God's Army are just villagers, and not a trained
terrorist force. They are not interested in
Thailand and have no contention with Thailand,
except when Thai forces lob bombs at them.
They do not have modern weapons. All their
weaponry is either their 20 to 30-year-old
hunting rifles or weapons abandoned by Karen
insurgents or stolen on raids on Burmese
troops
The landmines? They could only initially
come from two sources: the Thai army or the
Burmese army. To say that God's Army is
involved in, or even capable of, any planned
attacks on anything in Thailand is absurd.

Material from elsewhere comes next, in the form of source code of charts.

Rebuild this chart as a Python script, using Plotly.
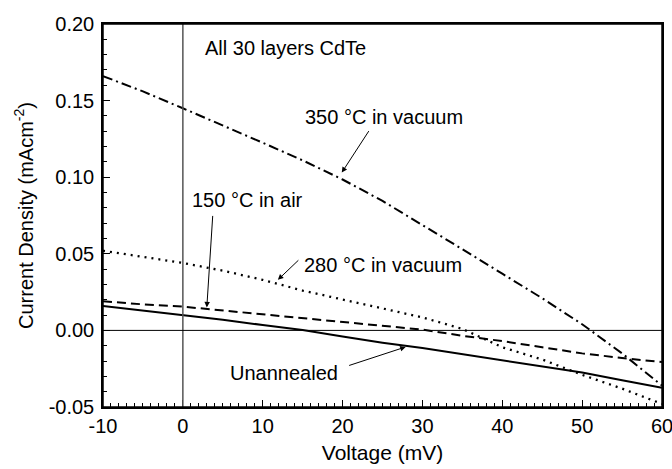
import plotly.graph_objects as go

voltage = [-10, -5, 0, 5, 10, 15, 20, 25, 30, 35, 40, 45, 50, 55, 60]
unannealed = [0.016, 0.013, 0.0103, 0.007, 0.0035, 0.0003, -0.004, -0.008, -0.0115, -0.0155, -0.0195, -0.0235, -0.0275, -0.0325, -0.0375]
air150 = [0.019, 0.017, 0.0155, 0.013, 0.0105, 0.0083, 0.0057, 0.0032, 0.0005, -0.0035, -0.007, -0.011, -0.015, -0.018, -0.0207]
vac280 = [0.052, 0.048, 0.044, 0.039, 0.033, 0.026, 0.020, 0.0145, 0.0085, 0.001, -0.011, -0.019, -0.029, -0.038, -0.048]
vac350 = [0.166, 0.156, 0.145, 0.134, 0.1225, 0.111, 0.0985, 0.0845, 0.069, 0.053, 0.037, 0.021, 0.004, -0.015, -0.036]

x_ticks = [-10, 0, 10, 20, 30, 40, 50, 60]
x_tick_labels = ["-10", "0", "10", "20", "30", "40", "50", "60"]
y_ticks = [-0.05, 0.00, 0.05, 0.10, 0.15, 0.20]
y_tick_labels = ["-0.05", "0.00", "0.05", "0.10", "0.15", "0.20"]

FONT = "Liberation Sans, Arial, sans-serif"

fig = go.Figure()
series = [
    (unannealed, "solid", 2),
    (air150, "9px,5px", 2),
    (vac280, "2px,5px", 2.3),
    (vac350, "10px,4px,2px,4px", 2),
]
for ys, dash, w in series:
    fig.add_trace(go.Scatter(x=voltage, y=ys, mode="lines", showlegend=False,
                             line=dict(color="black", width=w, dash=dash)))

# zero reference lines
fig.add_shape(type="line", xref="x", yref="paper", x0=0, x1=0, y0=0, y1=1,
              line=dict(color="#555555", width=1.5))
fig.add_shape(type="line", xref="paper", yref="y", x0=0, x1=1, y0=0, y1=0,
              line=dict(color="black", width=1))
# plot frame
fig.add_shape(type="rect", xref="paper", yref="paper", x0=0, x1=1, y0=0, y1=1,
              line=dict(color="black", width=1.5))

ann_font = dict(family=FONT, size=20, color="black")
fig.add_annotation(x=2.5, y=0.1845, text="All 30 layers CdTe", showarrow=False,
                   xanchor="left", yanchor="middle", font=ann_font)

labels = [
    # (text, text V, text J)
    ("350 °C in vacuum", 25.2, 0.1395),
    ("150 °C in air", 8.1, 0.085),
    ("280 °C in vacuum", 25.1, 0.0425),
    ("Unannealed", 12.7, -0.0275),
]
for text, lx, ly in labels:
    fig.add_annotation(x=lx, y=ly, text=text, showarrow=False, font=ann_font,
                       xanchor="center", yanchor="middle")

arrows = [
    # (tip V, tip J, tail offset px x, tail offset px y)
    (19.9, 0.103, 28, -43),
    (3.0, 0.0150, 6, -93),
    (11.9, 0.033, 22, -21),
    (27.9, -0.0108, -58, 19),
]
for tx, ty, ax, ay in arrows:
    fig.add_annotation(x=tx, y=ty, ax=ax, ay=ay, text="",
                       showarrow=True, arrowhead=2, arrowsize=1.1, arrowwidth=1,
                       arrowcolor="black")

fig.update_xaxes(range=[-10, 60], tickvals=x_ticks, ticktext=x_tick_labels,
                 ticks="inside", ticklen=7, automargin=False, ticklabeloverflow="allow",
                 tickwidth=1, tickcolor="black", showline=True, linecolor="black",
                 linewidth=1.5, mirror=True, showgrid=False, zeroline=False,
                 minor=dict(dtick=1, ticks="inside", ticklen=4, tickcolor="black", showgrid=False),
                 tickfont=dict(family=FONT, size=20, color="black"),
                 title=dict(text="Voltage (mV)", font=dict(family=FONT, size=21, color="black"), standoff=10))
fig.update_yaxes(range=[-0.05, 0.20], tickvals=y_ticks, ticktext=y_tick_labels,
                 ticks="inside", ticklen=7, tickwidth=1, tickcolor="black", automargin=False,
                 ticklabeloverflow="allow",
                 showline=True, linecolor="black", linewidth=1.5, mirror=True,
                 showgrid=False, zeroline=False, ticklabelstandoff=3,
                 minor=dict(dtick=0.01, tick0=0, ticks="inside", ticklen=4, tickcolor="black", showgrid=False),
                 tickfont=dict(family=FONT, size=20, color="black"),
                 title=dict(text="Current Density (mAcm<sup>-2</sup>)", font=dict(family=FONT, size=20, color="black"), standoff=10))

fig.update_layout(width=672, height=469, plot_bgcolor="white", paper_bgcolor="white",
                  margin=dict(l=103, r=10, t=24, b=62), showlegend=False)

fig.write_html("out.html", config={"displayModeBar": False},
               post_script=("document.documentElement.style.overflow='hidden';"
                            "document.body.style.margin='0';document.body.style.overflow='hidden';"))
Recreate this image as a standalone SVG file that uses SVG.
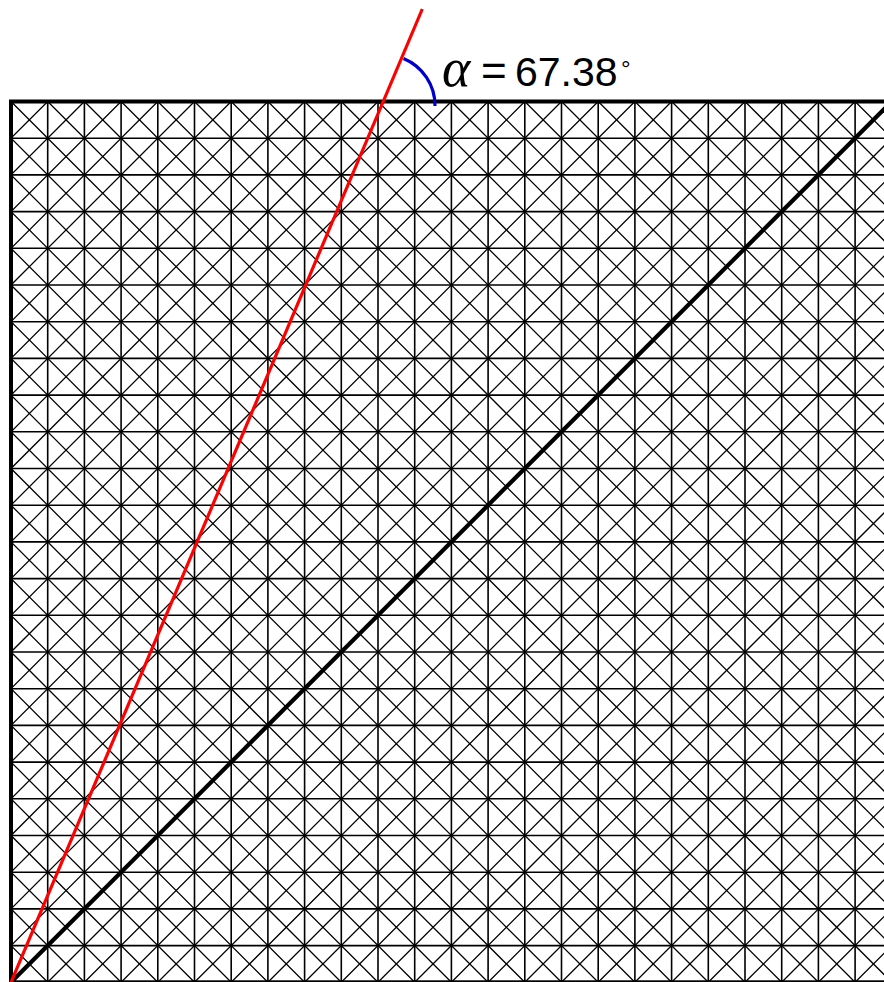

Furthermore, anyone using these speculations
in any media statements is only attempting to
use God's Army for their own political or
witch-hunt purposes.
Leave God's Army alone. We do not
necessarily have to support them, yet we also
can, at the very least, understand their reasons
and take a deeper look at the root causes of all
this suffering
But to stir rumours and mock
these Tennaserim river valley villagers is also
an insult to a beautiful culture and people,
unique in Burma and the world, caught in a
horrible situation.
To exterminate them under
another's political and/or economic agenda is a
sad crime. Let their 100 or more people, with
90 or so guns, fight for their beautiful land.